What happened
Grantham, co-founder of Boston-based asset manager GMO, used the phrase 'proof of unnecessary work' to describe Bitcoin in comments surfaced Friday by BeInCrypto. The wordplay targets proof-of-work, the consensus mechanism that requires miners to expend electricity to validate transactions and mint new coins. Grantham went further, predicting the broader crypto market would dwindle over the coming decades rather than scale into a mainstream asset class.
He didn't put a price target on the call and he didn't name a timeline beyond 'decades. ' GMO, which Grantham co-founded in 1977, managed roughly $60 billion in client assets at last public disclosure and has no listed Bitcoin exposure. Grantham himself built his reputation calling the 2000 dot-com top and the 2008 housing top, and has spent the past four years warning that US equities sit inside what he calls a 'superbubble.
' Bitcoin, in his framing Friday, is a smaller appendage of that same speculative excess.
Why it matters
Grantham is not a crypto-native commentator and he doesn't move price on a single soundbite. He matters because allocators read him. His quarterly letters circulate inside pension funds, family offices, and endowment investment committees that have spent the past 18 months debating whether to add a Bitcoin sleeve through spot ETFs.

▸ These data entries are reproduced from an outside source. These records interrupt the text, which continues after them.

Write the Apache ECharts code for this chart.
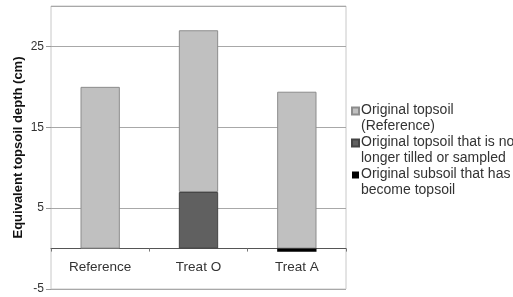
<!DOCTYPE html>
<html lang="en">
    <head>
        <title>Equivalent topsoil depth</title>
        <meta charset="utf-8">
        <script src='https://cdn.jsdelivr.net/npm/echarts@6/dist/echarts.min.js'></script>
    </head>

    <style>
        html, body, #main {
            width: 100%;
            height: 100%;
            margin: 0;
            background: #fff;
        }
    </style>

    <body>
        <div id='main'></div>

        <script>
            const categories = ['Reference', 'Treat O', 'Treat A'];
            // cm
            const topsoilRef = [20, 20, 19.4];
            const topsoilLost = [null, 7, null];
            const subsoilGained = [null, null, -0.4];

            const yTicks = { min: -5, max: 30, interval: 10 };

            const legendText = {
                'Original topsoil (Reference)': 'Original topsoil\n(Reference)',
                'Original topsoil that is no longer tilled or sampled': 'Original topsoil that is no\nlonger tilled or sampled',
                'Original subsoil that has become topsoil': 'Original subsoil that has\nbecome topsoil'
            };

            const font = 'Liberation Sans, Arial, sans-serif';
            // square at the top of the icon box so it sits on the first text line
            const icon = 'path://M0,0H10V10H0Z M0,30';

            const chart = echarts.init(document.getElementById('main'));

            const option = {
                animation: false,
                textStyle: { fontFamily: font },
                grid: {
                    left: 51, right: 167, top: 6, bottom: 8,
                    outerBoundsMode: 'none',
                    show: true,
                    borderColor: '#c8c8c8',
                    borderWidth: 1
                },
                legend: {
                    orient: 'vertical',
                    left: 351,
                    top: 102,
                    padding: 0,
                    itemWidth: 7,
                    itemHeight: 21,
                    itemGap: 0,
                    data: Object.keys(legendText).map(n => ({ name: n, icon: icon })),
                    formatter: n => legendText[n],
                    textStyle: {
                        fontSize: 14,
                        lineHeight: 16,
                        color: '#333',
                        padding: [0, 0, 0, -3],
                        fontFamily: font
                    }
                },
                xAxis: {
                    type: 'category',
                    data: categories,
                    axisLine: { onZero: true, lineStyle: { color: '#555', width: 1 } },
                    axisTick: { show: true, length: 3, lineStyle: { color: '#777' } },
                    // labels sit at the grid bottom, pull them up under the zero line
                    axisLabel: { fontSize: 13.5, color: '#333', margin: -29 }
                },
                yAxis: {
                    type: 'value',
                    min: yTicks.min,
                    max: yTicks.max,
                    interval: yTicks.interval,
                    name: 'Equivalent topsoil depth (cm)',
                    nameLocation: 'middle',
                    nameGap: 26,
                    nameMoveOverlap: false,
                    nameTextStyle: { fontSize: 13, fontWeight: 'bold', color: '#111' },
                    axisLine: { show: false },
                    axisTick: { show: true, length: 5, lineStyle: { color: '#999' } },
                    axisLabel: { fontSize: 12, color: '#333', margin: 7, showMaxLabel: false },
                    splitLine: { lineStyle: { color: '#a8a8a8' } }
                },
                series: [
                    {
                        name: 'Original topsoil that is no longer tilled or sampled',
                        type: 'bar',
                        stack: 'soil',
                        barWidth: '40%',
                        data: topsoilLost,
                        itemStyle: { color: '#606060', borderColor: '#444', borderWidth: 1 }
                    },
                    {
                        name: 'Original topsoil (Reference)',
                        type: 'bar',
                        stack: 'soil',
                        data: topsoilRef,
                        itemStyle: { color: '#c0c0c0', borderColor: '#8c8c8c', borderWidth: 1 }
                    },
                    {
                        name: 'Original subsoil that has become topsoil',
                        type: 'bar',
                        stack: 'soil',
                        data: subsoilGained,
                        itemStyle: { color: '#000' }
                    }
                ]
            };

            chart.setOption(option);

            window.onresize = function () {
                chart.resize();
            }
        </script>
    </body>
</html>
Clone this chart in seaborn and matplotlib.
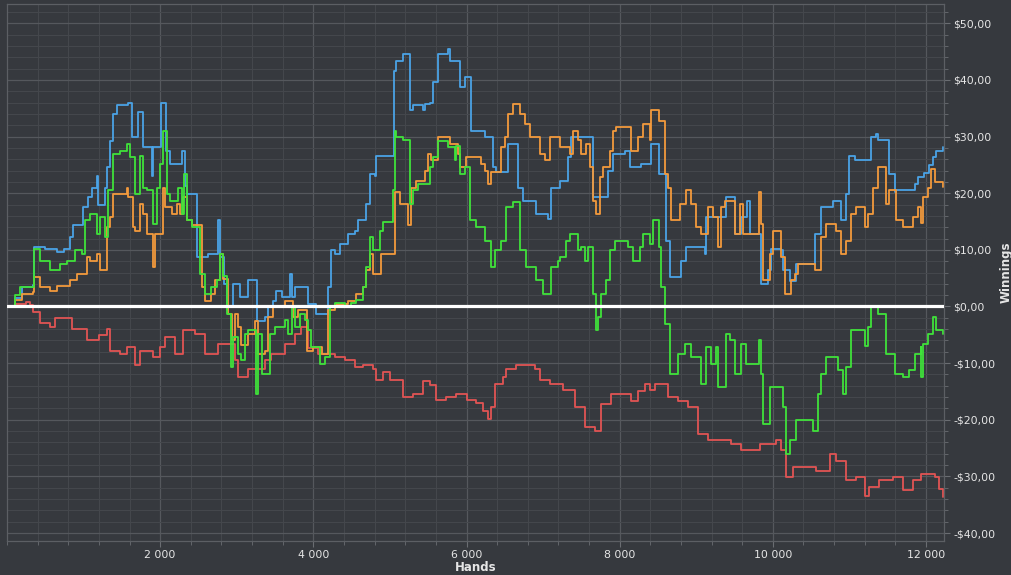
import matplotlib
matplotlib.use("Agg")
import matplotlib.pyplot as plt
from matplotlib.ticker import FixedLocator, MultipleLocator, FuncFormatter
import seaborn as sns
import pandas as pd

# cumulative winnings per player (hands, $)
blue_hands = [0, 100, 200, 340, 355, 500, 650, 740, 822, 866, 988, 1060, 1105, 1170, 1192, 1280,
              1310, 1345, 1388, 1432, 1580, 1627, 1714, 1780, 1890, 1910, 2010, 2070, 2130, 2280,
              2320, 2345, 2475, 2628, 2758, 2780, 2830, 2867, 2954, 3040, 3150, 3258, 3367, 3410,
              3475, 3519, 3585, 3693, 3715, 3758, 3932, 4041, 4193, 4237, 4280, 4346, 4455, 4541,
              4585, 4694, 4737, 4803, 4824, 5050, 5085, 5172, 5259, 5303, 5433, 5455, 5520, 5563,
              5629, 5759, 5781, 5911, 5977, 6064, 6238, 6347, 6390, 6542, 6673, 6738, 6912, 7064,
              7107, 7216, 7325, 7368, 7651, 7847, 7912, 8064, 8130, 8282, 8413, 8520, 8608, 8652,
              8804, 8869, 9108, 9130, 9391, 9500, 9587, 9660, 9700, 9849, 9936, 9979, 10110, 10130,
              10219, 10300, 10523, 10545, 10632, 10784, 10893, 10958, 11001, 11067, 11284, 11350,
              11371, 11523, 11589, 11610, 11850, 11890, 11980, 12045, 12089, 12130, 12220]
blue_won = [0, 1.5, 3.5, 3.8, 10.5, 10.2, 9.6, 10.2, 12.2, 14.3, 17.5, 19.3, 21.0, 23.1, 18.0, 21.0,
            24.6, 29.3, 34.0, 35.5, 36.0, 29.9, 34.3, 28.1, 23.1, 28.1, 36.0, 27.5, 25.2, 27.5,
            21.3, 19.9, 8.7, 9.3, 15.2, 8.7, 4.0, 0.0, 4.0, 1.6, 4.6, -2.5, -1.9, 0.0,
            1.0, 2.8, 1.6, 5.8, 1.6, 3.4, 0.5, -1.3, 3.4, 9.9, 9.3, 11.0, 12.8, 13.4,
            15.2, 18.1, 23.4, 23.1, 26.6, 41.6, 43.4, 44.6, 34.6, 35.5, 34.6, 35.8, 36.0, 39.6,
            44.6, 45.5, 43.4, 38.7, 40.5, 31.0, 29.9, 24.6, 23.7, 28.7, 21.0, 18.7, 16.4, 15.5,
            21.0, 22.2, 26.4, 29.9, 19.3, 24.0, 26.9, 27.5, 24.6, 25.2, 28.7, 23.4, 11.6, 5.2,
            8.1, 10.5, 9.3, 15.8, 19.3, 12.8, 15.8, 18.7, 12.8, 4.0, 6.5, 10.2, 10.0, 6.5,
            4.5, 7.5, 7.5, 12.8, 17.5, 18.7, 15.2, 19.9, 26.6, 25.8, 29.9, 30.5,
            29.4, 23.4, 20.2, 20.5, 21.6, 22.8, 23.5, 25.0, 26.4, 27.5, 28.2]

orange_hands = [0, 100, 200, 340, 355, 431, 561, 650, 822, 910, 1040, 1080, 1170, 1214, 1301, 1345,
                1388, 1562, 1584, 1649, 1670, 1736, 1780, 1823, 1910, 1932, 2032, 2060, 2150, 2215,
                2258, 2302, 2345, 2410, 2540, 2584, 2670, 2715, 2780, 2823, 2889, 2932, 2975, 3019,
                3062, 3150, 3237, 3280, 3367, 3410, 3475, 3628, 3738, 3802, 3911, 4000, 4107, 4193,
                4280, 4455, 4563, 4650, 4694, 4737, 4780, 4890, 5063, 5130, 5237, 5281, 5346, 5455,
                5498, 5542, 5629, 5781, 5890, 5911, 5999, 6194, 6238, 6281, 6325, 6455, 6499, 6542,
                6608, 6695, 6760, 6825, 6955, 7020, 7086, 7216, 7347, 7390, 7455, 7500, 7564, 7608,
                7651, 7695, 7738, 7782, 7869, 7912, 7956, 8152, 8239, 8304, 8390, 8413, 8520, 8586,
                8630, 8673, 8782, 8869, 8934, 9000, 9065, 9152, 9217, 9282, 9326, 9370, 9500, 9565,
                9609, 9814, 9849, 9870, 9957, 10000, 10110, 10153, 10240, 10284, 10327, 10545, 10632,
                10697, 10827, 10893, 10958, 11023, 11089, 11197, 11240, 11306, 11371, 11480, 11523,
                11610, 11697, 11828, 11894, 11940, 11960, 12024, 12067, 12111, 12220]
orange_won = [0, 1.2, 2.2, 2.5, 5.2, 3.4, 2.8, 3.7, 4.6, 5.8, 8.7, 8.1, 9.3, 6.4, 14.0, 15.8,
              19.9, 21.0, 19.3, 14.0, 13.4, 18.1, 16.4, 12.8, 6.9, 12.8, 21.0, 17.5, 16.4, 18.1,
              16.4, 19.3, 15.2, 14.3, 3.4, 1.0, 2.2, 4.6, 9.3, 4.9, -1.3, -6.0, -1.3, -3.6,
              -6.8, -4.8, -2.5, -8.4, -7.8, -1.9, 0.0, 1.0, -1.9, -0.6, -7.8, -7.2, -8.4, -0.7,
              0.5, 1.0, 2.2, 3.4, 6.4, 9.3, 5.8, 9.3, 20.2, 18.1, 14.3, 21.0, 22.2, 24.0,
              26.9, 25.8, 29.9, 28.7, 26.9, 24.6, 26.4, 25.2, 24.0, 21.6, 23.7, 28.1, 29.9, 34.0,
              35.8, 34.0, 32.2, 29.9, 26.9, 25.8, 29.9, 28.1, 26.9, 31.0, 29.4, 26.9, 28.7, 24.6,
              18.7, 16.4, 22.8, 24.6, 27.5, 31.0, 31.6, 27.5, 29.9, 32.2, 29.4, 34.6, 32.8, 23.4,
              21.0, 15.2, 18.1, 20.5, 18.1, 14.0, 12.8, 17.5, 15.8, 10.5, 17.5, 18.7, 12.8, 18.1,
              12.8, 20.2, 14.6, 4.6, 9.3, 13.4, 8.7, 2.2, 4.6, 5.8, 7.5, 6.4, 12.2,
              14.6, 13.4, 9.3, 11.6, 16.4, 17.5, 14.0, 16.4, 21.0, 24.6, 18.1, 20.5,
              15.2, 14.0, 15.8, 17.5, 14.8, 19.3, 21.0, 24.3, 22.0, 21.1]

green_hands = [0, 100, 170, 340, 353, 431, 561, 692, 780, 888, 975, 1018, 1083, 1170, 1214, 1280,
               1323, 1388, 1475, 1562, 1605, 1671, 1736, 1780, 1823, 1910, 1953, 1997, 2041, 2084,
               2130, 2236, 2280, 2310, 2345, 2410, 2519, 2584, 2670, 2736, 2780, 2823, 2867, 2923,
               2954, 3019, 3062, 3106, 3150, 3245, 3280, 3324, 3432, 3497, 3628, 3672, 3715, 3758,
               3824, 3889, 3932, 3976, 4085, 4150, 4215, 4280, 4411, 4498, 4563, 4650, 4694, 4737,
               4780, 4868, 4911, 5041, 5063, 5085, 5172, 5259, 5303, 5368, 5520, 5563, 5629, 5759,
               5846, 5868, 5911, 5977, 6042, 6129, 6238, 6325, 6368, 6455, 6520, 6608, 6695, 6782,
               6912, 6999, 7108, 7195, 7216, 7303, 7347, 7455, 7500, 7543, 7586, 7651, 7695, 7717,
               7760, 7825, 7869, 7934, 8108, 8173, 8260, 8304, 8390, 8434, 8520, 8543, 8586, 8652,
               8760, 8847, 8934, 9065, 9130, 9195, 9260, 9282, 9391, 9435, 9500, 9587, 9653, 9814,
               9849, 9870, 9957, 10132, 10175, 10219, 10305, 10436, 10523, 10588, 10632, 10697,
               10850, 10915, 10958, 11023, 11197, 11240, 11284, 11371, 11480, 11589, 11697, 11784,
               11850, 11930, 11940, 11960, 12024, 12089, 12133, 12220]
green_won = [0, 2.0, 3.4, 3.4, 10.2, 8.1, 6.4, 7.5, 8.1, 9.9, 9.3, 15.2, 16.4, 12.8, 15.8, 12.2,
             20.5, 26.9, 27.5, 28.7, 26.4, 19.9, 26.6, 21.0, 20.5, 14.6, 21.0, 25.2, 31.0, 19.9,
             18.7, 21.0, 16.4, 23.4, 15.2, 14.0, 5.8, 2.2, 3.4, 4.6, 9.3, 5.3, -1.3, -10.7,
             -5.4, -8.4, -9.5, -4.8, -4.2, -15.4, -4.8, -11.9, -4.8, -3.6, -2.4, -4.8, 0.0, -3.6,
             -1.3, -2.4, -4.2, -7.2, -10.1, -8.9, 0.0, 0.6, 0.0, 0.6, 1.2, 3.4, 6.9, 12.2,
             9.9, 13.4, 14.9, 20.5, 31.0, 29.9, 29.4, 18.1, 20.5, 21.6, 24.6, 26.4, 29.3, 28.1,
             25.8, 28.4, 23.4, 24.6, 15.2, 14.0, 11.6, 6.9, 9.9, 11.6, 17.5, 18.4, 9.9, 6.9,
             4.6, 2.2, 6.9, 8.1, 8.7, 11.6, 12.8, 9.9, 10.5, 8.1, 10.5, 2.2, -4.2, -1.9,
             2.2, 4.6, 9.9, 11.6, 10.5, 8.1, 10.5, 12.8, 11.0, 15.2, 10.5, 3.4, -3.1, -11.9,
             -8.4, -6.6, -8.9, -13.6, -7.2, -10.1, -7.2, -14.2, -4.8, -6.0, -11.9, -6.6, -10.1, -6.0,
             -11.9, -20.7, -14.2, -17.8, -26.0, -23.6, -20.1, -20.1, -21.9, -15.4, -11.9, -8.9,
             -11.2, -15.4, -10.7, -4.2, -7.0, -3.6, 0.0, -1.3, -8.4, -11.9, -12.5, -11.2,
             -8.4, -7.2, -12.5, -6.6, -4.8, -1.9, -4.2, -4.8]

red_hands = [0, 100, 250, 300, 344, 430, 561, 630, 800, 844, 1040, 1200, 1301, 1345, 1475, 1562,
             1670, 1736, 1910, 1997, 2064, 2193, 2302, 2454, 2584, 2758, 2975, 3019, 3150, 3367,
             3450, 3628, 3758, 3845, 3932, 4063, 4280, 4411, 4541, 4650, 4780, 4824, 4911, 5000,
             5172, 5300, 5433, 5520, 5607, 5737, 5868, 6000, 6129, 6216, 6281, 6325, 6368, 6477,
             6520, 6651, 6825, 6890, 6955, 7086, 7260, 7412, 7543, 7673, 7760, 7890, 8021, 8152,
             8240, 8326, 8390, 8456, 8543, 8630, 8760, 8891, 9021, 9152, 9326, 9456, 9587, 9740,
             9827, 10044, 10110, 10175, 10262, 10436, 10566, 10740, 10827, 10958, 11089, 11197,
             11262, 11392, 11480, 11567, 11697, 11828, 11937, 12045, 12111, 12176, 12220]
red_won = [0, 0.5, 0.8, 0.2, -1.0, -2.9, -3.6, -2.1, -2.1, -4.0, -6.0, -5.0, -3.9, -7.8, -8.4, -7.2,
           -10.4, -7.8, -9.0, -7.2, -5.3, -8.4, -4.2, -4.8, -8.4, -6.6, -9.5, -12.5, -11.0, -9.5,
           -8.4, -6.6, -4.8, -3.6, -7.4, -8.4, -8.9, -9.5, -10.7, -10.4, -11.0, -13.0, -11.5, -13.0,
           -16.0, -15.4, -13.2, -13.8, -16.5, -15.9, -15.4, -16.5, -17.1, -18.4, -19.8, -17.8, -13.6, -12.5,
           -11.0, -10.4, -10.4, -11.0, -13.0, -13.6, -14.8, -17.8, -21.3, -21.9, -17.2, -15.4, -15.4, -16.6,
           -15.0, -13.6, -14.8, -13.6, -13.6, -16.0, -16.6, -17.8, -22.5, -23.6, -23.6, -24.2, -25.4, -25.4,
           -24.2, -23.6, -25.4, -30.1, -28.4, -28.4, -29.0, -26.0, -27.2, -30.6, -30.1, -33.5,
           -31.8, -30.6, -30.6, -30.1, -32.4, -30.6, -29.5, -29.5, -30.1, -32.2, -33.6]

players = ["red", "blue", "orange", "green"]
colors = {"red": "#e15454", "blue": "#4aa3e6", "orange": "#f39a3c", "green": "#3fe23a"}

frames = [
    pd.DataFrame({"hands": red_hands, "won": red_won, "player": "red"}),
    pd.DataFrame({"hands": blue_hands, "won": blue_won, "player": "blue"}),
    pd.DataFrame({"hands": orange_hands, "won": orange_won, "player": "orange"}),
    pd.DataFrame({"hands": green_hands, "won": green_won, "player": "green"}),
]
df = pd.concat(frames, ignore_index=True)

BG = "#36393e"
TXT = "#e6e6e6"
sns.set_theme(style="dark", rc={
    "axes.facecolor": BG, "figure.facecolor": BG, "savefig.facecolor": BG,
    "axes.edgecolor": "#5c5f64", "text.color": TXT,
    "xtick.color": "#6a6d72", "ytick.color": "#6a6d72",
    "xtick.labelcolor": TXT, "ytick.labelcolor": TXT,
})
plt.rcParams["font.family"] = ["DejaVu Sans"]

fig = plt.figure(figsize=(10.12, 5.75), dpi=100)
ax = fig.add_axes([7 / 1012, 34 / 575, 937 / 1012, 537 / 575])

sns.lineplot(data=df, x="hands", y="won", hue="player", hue_order=players, palette=colors,
             estimator=None, sort=False, drawstyle="steps-post", linewidth=1.3,
             legend=False, ax=ax)

# zero line
ax.axhline(0, color="white", linewidth=2.3, zorder=5)

ax.set_xlim(0, 12235)
ax.set_ylim(-41.4, 53.4)

ax.xaxis.set_major_locator(FixedLocator([2000, 4000, 6000, 8000, 10000, 12000]))
ax.xaxis.set_minor_locator(MultipleLocator(400))
ax.yaxis.set_major_locator(MultipleLocator(10))
ax.yaxis.set_minor_locator(MultipleLocator(2))

ax.xaxis.set_major_formatter(FuncFormatter(lambda v, p: f"{int(v):,}".replace(",", " ")))
ax.yaxis.set_major_formatter(FuncFormatter(
    lambda v, p: ("-" if v < 0 else "") + "$" + f"{abs(v):.2f}".replace(".", ",")))

ax.yaxis.tick_right()
ax.yaxis.set_label_position("right")
ax.tick_params(axis="both", which="major", labelsize=7.8, length=4, width=0.8, pad=2.5)
ax.tick_params(axis="both", which="minor", length=3, width=0.6)
ax.tick_params(axis="y", which="both", left=False, right=True)
ax.tick_params(axis="x", which="both", bottom=True)

ax.grid(which="major", color="#55585d", linewidth=0.9)
ax.grid(which="minor", color="#45484d", linewidth=0.7)
ax.set_axisbelow(True)

for s in ax.spines.values():
    s.set_color("#5c5f64")
    s.set_linewidth(0.9)

ax.set_xlabel("Hands", fontsize=8.5, fontweight="bold", color=TXT, labelpad=1)
ax.set_ylabel("Winnings", fontsize=8.5, fontweight="bold", color=TXT, labelpad=3)

fig.savefig("out.png", dpi=100)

A line like 'proof of unnecessary work' is engineered to travel, and it gives sceptical CIOs cover to keep saying no. The contrast with current flow data is sharp. Spot Bitcoin ETFs have pulled in tens of billions in net subscriptions since launching in January 2024, and the issuer roster now includes BlackRock, Fidelity, and Franklin Templeton, three of the largest fund houses on the planet.